That Time of Year Again…

Production of Autumn Smolt – From Tradition to Modern Technology

Traditionally, autumn smolt production has been a "zero-year" process, meaning a more intensive production cycle with a shorter time for the fish in the facility and smaller margins to ensure proper smoltification. In today’s smolt production, which oftenrelies on recirculating aquaculture systems (RAS), the distinctions between production seasons have become less pronounced, making the differences between zero-year and one-year production much smaller.

Differences Between Autumn and Spring Smolt in Various Facility Types

In flow-through facilities, autumn fish have often been considered easier to smoltify than spring fish. This is because autumn fish are typically smaller, making them easier to manage with light, temperature, and salinity. Additionally, there are fewer problems with hemorrhagic smolt syndrome (HSS) due to the shorter production period—a known factor that can affect smoltification.

SmoltVision – A Precise Tool for Smolt Status

Many factors can affect the smoltification process, so it’s important to use good tools that provide precise answers about the smolt status of the fish. SmoltVision analyzes both freshwater ATPase and seawater ATPase, giving a thorough picture of how the smoltification process is progressing, both at the individual and group level. In addition, cofactors can provide extra information about underlying factors that might irritate or negatively affect the gills, such as gill-related agents or water quality.
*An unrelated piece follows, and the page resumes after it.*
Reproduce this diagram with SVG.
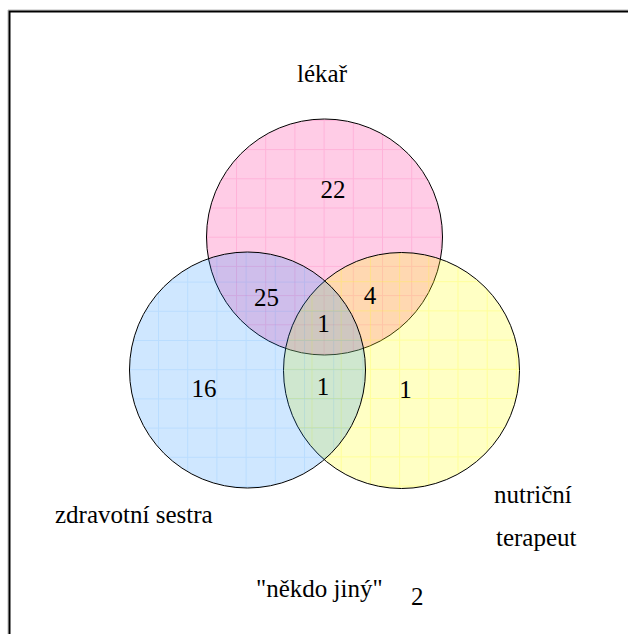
<svg xmlns="http://www.w3.org/2000/svg" width="628" height="634" viewBox="0 0 628 634">
<style>
text{font-family:"Liberation Serif","Times New Roman",serif;font-size:25px;fill:#000}
.c{text-anchor:middle}
.set{stroke:#000;stroke-width:1}
</style>
<defs>
<pattern id="pPink" patternUnits="userSpaceOnUse" x="2.4" y="3.1" width="29.2" height="29.2">
<rect width="29.2" height="29.2" fill="rgb(255,0,128)" fill-opacity="0.2"/>
<path d="M0.5,0V29.2M0,0.5H29.2" stroke="rgb(255,0,128)" stroke-opacity="0.12" stroke-width="1" fill="none"/>
</pattern>
<pattern id="pBlue" patternUnits="userSpaceOnUse" x="12" y="18.8" width="29.2" height="29.2">
<rect width="29.2" height="29.2" fill="rgb(0,128,255)" fill-opacity="0.19"/>
<path d="M0.5,0V29.2M0,0.5H29.2" stroke="rgb(0,128,255)" stroke-opacity="0.1" stroke-width="1" fill="none"/>
</pattern>
<pattern id="pYellow" patternUnits="userSpaceOnUse" x="19.5" y="18.4" width="29.2" height="29.2">
<rect width="29.2" height="29.2" fill="rgb(255,255,0)" fill-opacity="0.23"/>
<path d="M0.5,0V29.2M0,0.5H29.2" stroke="rgb(255,255,0)" stroke-opacity="0.22" stroke-width="1" fill="none"/>
</pattern>
</defs>
<rect width="628" height="634" fill="#fff"/>
<path d="M8,634V10H628" fill="none" stroke="#bbb" stroke-width="1"/>
<path d="M9.5,634V11.5H628" fill="none" stroke="#000" stroke-width="2"/>
<g id="set-lekar">
<circle class="set" cx="324.5" cy="237" r="118" fill="url(#pPink)"/>
<text class="c" x="322" y="82">lékař</text>
</g>
<g id="set-terapeut">
<circle class="set" cx="401.5" cy="370.5" r="118" fill="url(#pYellow)"/>
<text x="494" y="503">nutriční</text>
<text x="496" y="546">terapeut</text>
</g>
<g id="set-sestra">
<circle class="set" cx="247.5" cy="370" r="118" fill="url(#pBlue)"/>
<text x="55" y="523">zdravotní sestra</text>
</g>
<g id="counts">
<text class="c" x="333" y="198">22</text>
<text class="c" x="266.5" y="306">25</text>
<text class="c" x="370" y="303.5">4</text>
<text class="c" x="323.5" y="332">1</text>
<text class="c" x="204" y="397">16</text>
<text class="c" x="323" y="394.5">1</text>
<text class="c" x="405.5" y="398">1</text>
</g>
<g id="other">
<text x="256" y="597">"někdo jiný"</text>
<text x="411" y="605">2</text>
</g>
</svg>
Example 1: Smoltification in RAS Facilities

Figure 1: The graph shows the percentage distribution of freshwater ATPase (blue), seawater ATPase (yellow), and cofactor (red) for each individual in the sample. The results show that the group as a whole has a high level of seawater ATPase at the start of the sample series, and that it consolidates at a consistently high expression of seawater ATPase at the last sampling.
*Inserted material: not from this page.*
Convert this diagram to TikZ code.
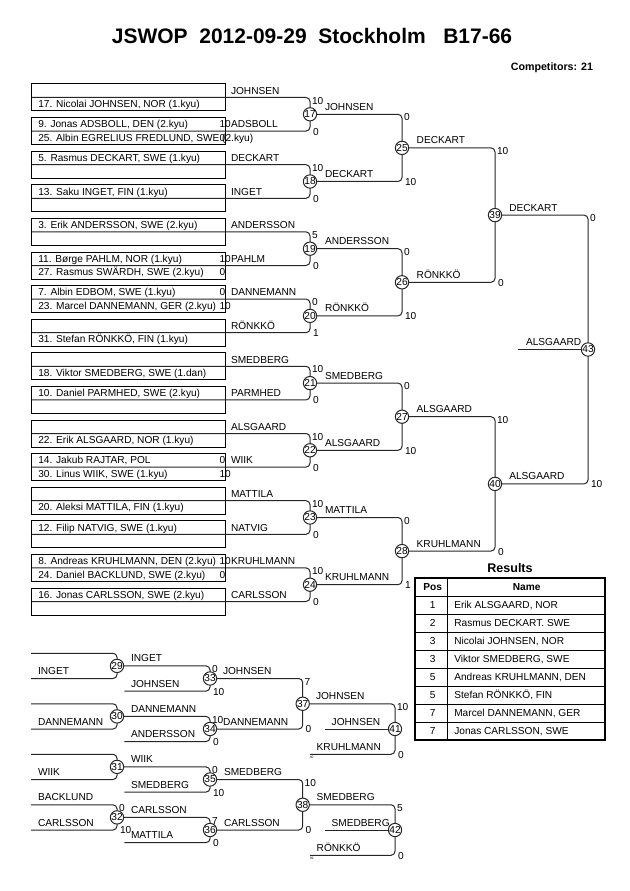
\documentclass[tikz,border=0pt]{standalone}
\usepackage{fontspec}
\setmainfont{Liberation Sans}
\begin{document}
\begin{tikzpicture}[x=0.75pt,y=-0.75pt,
  every node/.style={inner sep=0pt, outer sep=0pt, font=\fontsize{7.6}{9}\selectfont},
  ln/.style={draw=black!85, line width=0.75pt, rounded corners=3pt},
  boxline/.style={draw=black, line width=0.75pt},
  mc/.style={circle, draw=black!85, fill=white, line width=0.75pt, minimum size=9.75pt, font=\fontsize{7.6}{9}\selectfont},
  lab/.style={anchor=base west},
  sc/.style={anchor=west},
  tinytxt/.style={font=\fontsize{2.5}{3}\selectfont},
  hd/.style={font=\bfseries\fontsize{7.6}{9}\selectfont, anchor=base},
]
\useasboundingbox (0,0) rectangle (630,891);

% Title
\node[font=\bfseries\fontsize{15.75}{18}\selectfont] (title) at (312,35.5) {JSWOP\ \ 2012-09-29\ \ Stockholm\ \ \ B17-66};
\node[font=\bfseries\fontsize{8}{10}\selectfont, anchor=base east] (comp) at (593,70.5) {Competitors: 21};

% Pool boxes
\foreach \k/\pA/\sA/\pB/\sB/\wn in {
 0/{}/{}/{17. Nicolai JOHNSEN, NOR (1.kyu)}/{}/JOHNSEN,
 1/{9. Jonas ADSBOLL, DEN (2.kyu)}/10/{25. Albin EGRELIUS FREDLUND, SWE (2.kyu)}/0/ADSBOLL,
 2/{5. Rasmus DECKART, SWE (1.kyu)}/{}/{}/{}/DECKART,
 3/{13. Saku INGET, FIN (1.kyu)}/{}/{}/{}/INGET,
 4/{3. Erik ANDERSSON, SWE (2.kyu)}/{}/{}/{}/ANDERSSON,
 5/{11. Børge PAHLM, NOR (1.kyu)}/10/{27. Rasmus SWÄRDH, SWE (2.kyu)}/0/PAHLM,
 6/{7. Albin EDBOM, SWE (1.kyu)}/0/{23. Marcel DANNEMANN, GER (2.kyu)}/10/DANNEMANN,
 7/{}/{}/{31. Stefan RÖNKKÖ, FIN (1.kyu)}/{}/RÖNKKÖ,
 8/{}/{}/{18. Viktor SMEDBERG, SWE (1.dan)}/{}/SMEDBERG,
 9/{10. Daniel PARMHED, SWE (2.kyu)}/{}/{}/{}/PARMHED,
 10/{}/{}/{22. Erik ALSGAARD, NOR (1.kyu)}/{}/ALSGAARD,
 11/{14. Jakub RAJTAR, POL}/0/{30. Linus WIIK, SWE (1.kyu)}/10/WIIK,
 12/{}/{}/{20. Aleksi MATTILA, FIN (1.kyu)}/{}/MATTILA,
 13/{12. Filip NATVIG, SWE (1.kyu)}/{}/{}/{}/NATVIG,
 14/{8. Andreas KRUHLMANN, DEN (2.kyu)}/10/{24. Daniel BACKLUND, SWE (2.kyu)}/0/KRUHLMANN,
 15/{16. Jonas CARLSSON, SWE (2.kyu)}/{}/{}/{}/CARLSSON}{
  \pgfmathsetmacro\T{84+33.6*\k}
  \draw[boxline] (31.5,\T) rectangle (225,\T+27);
  \coordinate (g\k) at (31.5,\T+13.5);
  \node[lab] (na\k) at (38.3,\T+10.25) {\pA};
  \node[lab] (nb\k) at (38.3,\T+23.75) {\pB};
  \node[lab] (sa\k) at (219.5,\T+10.25) {\sA};
  \node[lab] (sb\k) at (219.5,\T+23.75) {\sB};
  \node[lab] (w\k) at (231,\T+10.25) {\wn};
}

% Round 1
\foreach \jj in {0,...,7}{
  \pgfmathtruncatemacro\m{17+\jj}
  \pgfmathtruncatemacro\ia{2*\jj}
  \pgfmathtruncatemacro\ib{2*\jj+1}
  \pgfmathsetmacro\yc{114.3+67.2*\jj}
  \coordinate (c\m) at (310,\yc);
  \draw[ln] (g\ia) -| (c\m) |- (g\ib);
}
% Round 2
\foreach \jj in {0,...,3}{
  \pgfmathtruncatemacro\m{25+\jj}
  \pgfmathtruncatemacro\ia{17+2*\jj}
  \pgfmathtruncatemacro\ib{18+2*\jj}
  \pgfmathsetmacro\yc{147.9+134.4*\jj}
  \coordinate (c\m) at (402,\yc);
  \draw[ln] (c\ia) -| (c\m) |- (c\ib);
}
% Semis and final
\coordinate (c39) at (495,215.1);
\coordinate (c40) at (495,483.9);
\draw[ln] (c25) -| (c39) |- (c26);
\draw[ln] (c27) -| (c40) |- (c28);
\coordinate (c43) at (588,349.5);
\draw[ln] (c39) -| (c43) |- (c40);
\coordinate (fin) at (518,349.5);
\draw[ln] (c43) -- (fin);

% Repechage
\foreach \k in {0,...,3}{
  \pgfmathtruncatemacro\m{29+\k}
  \pgfmathtruncatemacro\n{33+\k}
  \pgfmathsetmacro\ya{653.3+50.5*\k}
  \coordinate (ta\k) at (31,\ya);
  \coordinate (tb\k) at (31,\ya+25.2);
  \coordinate (c\m) at (117,\ya+12.6);
  \draw[ln] (ta\k) -| (c\m) |- (tb\k);
  \coordinate (c\n) at (210,\ya+25.2);
  \coordinate (q\n) at (124.3,\ya+37.8);
  \draw[ln] (c\m) -| (c\n) |- (q\n);
}
\coordinate (c37) at (302.7,703.75);
\draw[ln] (c33) -| (c37) |- (c34);
\coordinate (c38) at (302.7,804.75);
\draw[ln] (c35) -| (c38) |- (c36);
\coordinate (c41) at (395,729);
\coordinate (q41) at (310,754.3);
\coordinate (p41) at (325,729);
\draw[ln] (c37) -| (c41) |- (q41);
\draw[ln] (c41) -- (p41);
\coordinate (c42) at (395,830);
\coordinate (q42) at (310,855.3);
\coordinate (p42) at (325,830);
\draw[ln] (c38) -| (c42) |- (q42);
\draw[ln] (c42) -- (p42);

% Match circles
\foreach \m in {17,...,43}{
  \node[mc] (m\m) at (c\m) {\m};
}

% Scores
\foreach \m/\x/\yt/\yb/\scT/\scB in {
 17/310/97.5/131.1/10/0, 18/310/164.7/198.3/10/0, 19/310/231.9/265.5/5/0,
 20/310/299.1/332.7/0/1, 21/310/366.3/399.9/10/0, 22/310/433.5/467.1/10/0,
 23/310/500.7/534.3/10/0, 24/310/567.9/601.5/10/0,
 25/402/114.3/181.5/0/10, 26/402/248.7/315.9/0/10, 27/402/383.1/450.3/0/10,
 28/402/517.5/584.7/0/1,
 39/495/147.9/282.3/10/0, 40/495/416.7/551.1/10/0, 43/588/215.1/483.9/0/10,
 32/117/804.8/830/0/10, 33/210/665.9/691.1/0/10, 34/210/716.4/741.6/10/0,
 35/210/766.9/792.1/0/10, 36/210/817.4/842.6/7/0, 37/302.7/678.5/729/7/0,
 38/302.7/779.5/830/10/0, 41/395/703.75/754.3/10/0, 42/395/804.75/855.3/5/0}{
  \node[sc] (st\m) at (\x+2,\yt+3.2) {\scT};
  \node[sc] (sd\m) at (\x+3,\yb+0.5) {\scB};
}

% Winner labels
\foreach \x/\y/\txt [count=\i] in {
 325/114.3/JOHNSEN, 325/181.5/DECKART, 325/248.7/ANDERSSON, 325/315.9/RÖNKKÖ,
 325/383.1/SMEDBERG, 325/450.3/ALSGAARD, 325/517.5/MATTILA, 325/584.7/KRUHLMANN,
 416.7/147.9/DECKART, 416.7/282.3/RÖNKKÖ, 416.7/416.7/ALSGAARD, 416.7/551.1/KRUHLMANN,
 509.3/215.1/DECKART, 509.3/483.9/ALSGAARD, 526/349.5/ALSGAARD,
 38/678.5/INGET, 131/665.9/INGET, 131/691.1/JOHNSEN, 223/678.5/JOHNSEN,
 38/729/DANNEMANN, 131/716.4/DANNEMANN, 131/741.6/ANDERSSON, 223/729/DANNEMANN,
 316/703.75/JOHNSEN, 316.7/754.3/KRUHLMANN, 331.7/729/JOHNSEN,
 38/779.5/WIIK, 131/766.9/WIIK, 131/792.1/SMEDBERG, 224/779.5/SMEDBERG,
 38/804.8/BACKLUND, 38/830/CARLSSON, 131/817.4/CARLSSON, 131/842.6/MATTILA,
 224/830/CARLSSON, 316.7/804.75/SMEDBERG, 331.7/830/SMEDBERG, 316.7/855.3/RÖNKKÖ}{
  \node[lab] (ol\i) at (\x,\y-4) {\txt};
}
\node[tinytxt] (t40) at (311.7,757.5) {40};
\node[tinytxt] (t39) at (311.7,858.5) {39};

% Results table
\node[font=\bfseries\fontsize{9.4}{11}\selectfont, anchor=base] (restitle) at (510,572.5) {Results};
\foreach \r in {1,...,8}{
  \draw[line width=0.75pt] (415,578+18*\r) -- (605,578+18*\r);
}
\draw[line width=0.75pt] (447.3,578) -- (447.3,740);
\draw[line width=1.5pt] (415,578) rectangle (605,740);
\node[hd] (hpos) at (432.7,590.5) {Pos};
\node[hd] (hname) at (526.7,590.5) {Name};
\foreach \ps/\nm [count=\i] in {1/{Erik ALSGAARD, NOR}, 2/{Rasmus DECKART. SWE},
  3/{Nicolai JOHNSEN, NOR}, 3/{Viktor SMEDBERG, SWE}, 5/{Andreas KRUHLMANN, DEN},
  5/{Stefan RÖNKKÖ, FIN}, 7/{Marcel DANNEMANN, GER}, 7/{Jonas CARLSSON, SWE}}{
  \pgfmathsetmacro\yy{596+18*(\i-1)+12.5}
  \node[anchor=base] (rp\i) at (432.7,\yy) {\ps};
  \node[anchor=base west] (rn\i) at (454.3,\yy) {\nm};
}
\end{tikzpicture}
\end{document}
This example in Figure 1 shows a typical smoltification process for autumn fish in RAS facilities. The fish group has an average weight of 200 g at release. The fish have been exposed to continuous 24:0 light at 12.5°C, with a steady salinity of 3 ppt. The fish have also received smoltification feed during the last month before release. SmoltVision results show that the group is already well underway with smoltification at the first sampling, with several individuals seawater-ready, though with some variation in the group. The second sample was taken when smoltification feed was introduced, and the amount of seawater ATPase increased steadily in the group, with reduced variation in seawater tolerance. The last sample shows consistently high seawater ATPase expression in all individuals, indicating the group is now seawater-ready and prepared for release.

Challenges with Autumn Smolt in Flow-Through Facilities

Autumn smolt can be challenging for flow-through facilities, especially during periods of drought and warm weather, which reduce water availability. This can lead to high water temperatures, which in turn affect the fish’s appetite and the smoltification process. Combined with high biomass, there is also a risk of elevated CO₂ levels in the tanks, which can inhibit the expression of seawater ATPase and thus affect smoltification.

Example 2: Temperature Stress in Western Norway Facilities

Figure 2: The graph shows a clearly dominant expression of freshwater (blue) ATPase at the first sampling, which increases further at the second sampling. This is the opposite of what one expects when the fish have started smoltification, but can occur when the process is disturbed, e.g., by high temperature, high CO₂, or disease.

In the example from Figure 2, we see a flow-through facility in Western Norway struggling with high temperatures up to 18°C towards the end of the smoltification period, leading to a challenging smoltification process. The facility has outdoor tanks and uses natural light. During the sampling period, temperatures ranged from 15.7°C to 17.5°C. The fish received salt feed to synchronize and group them in the smolt window, but the high temperature caused their appetite to drop, so the salt stimulus from the feed was not utilized. The fish had a smolt index of 4.0 and appeared morphologically ready for sea release. There was a clearly dominant expression of freshwater ATPase at the first sampling, which increased further as temperatures rose towards the last sampling.

SmoltVision as a Decision-Making Tool

Today, SmoltVision is used both to document the smolt status of fish before release—so buyers or recipients can be confident the fish are seawater-ready and prepared for life at sea—and as a tool to improve and optimize the smoltification process in more challenging production scenarios, such as when introducing new technology or equipment. Small changes in production can affect the smoltification process, so it’s important to have thorough analyses, which, together with information about fish behavior, morphology, and other parameters, form a solid basis for deciding the best possible time for release into the sea.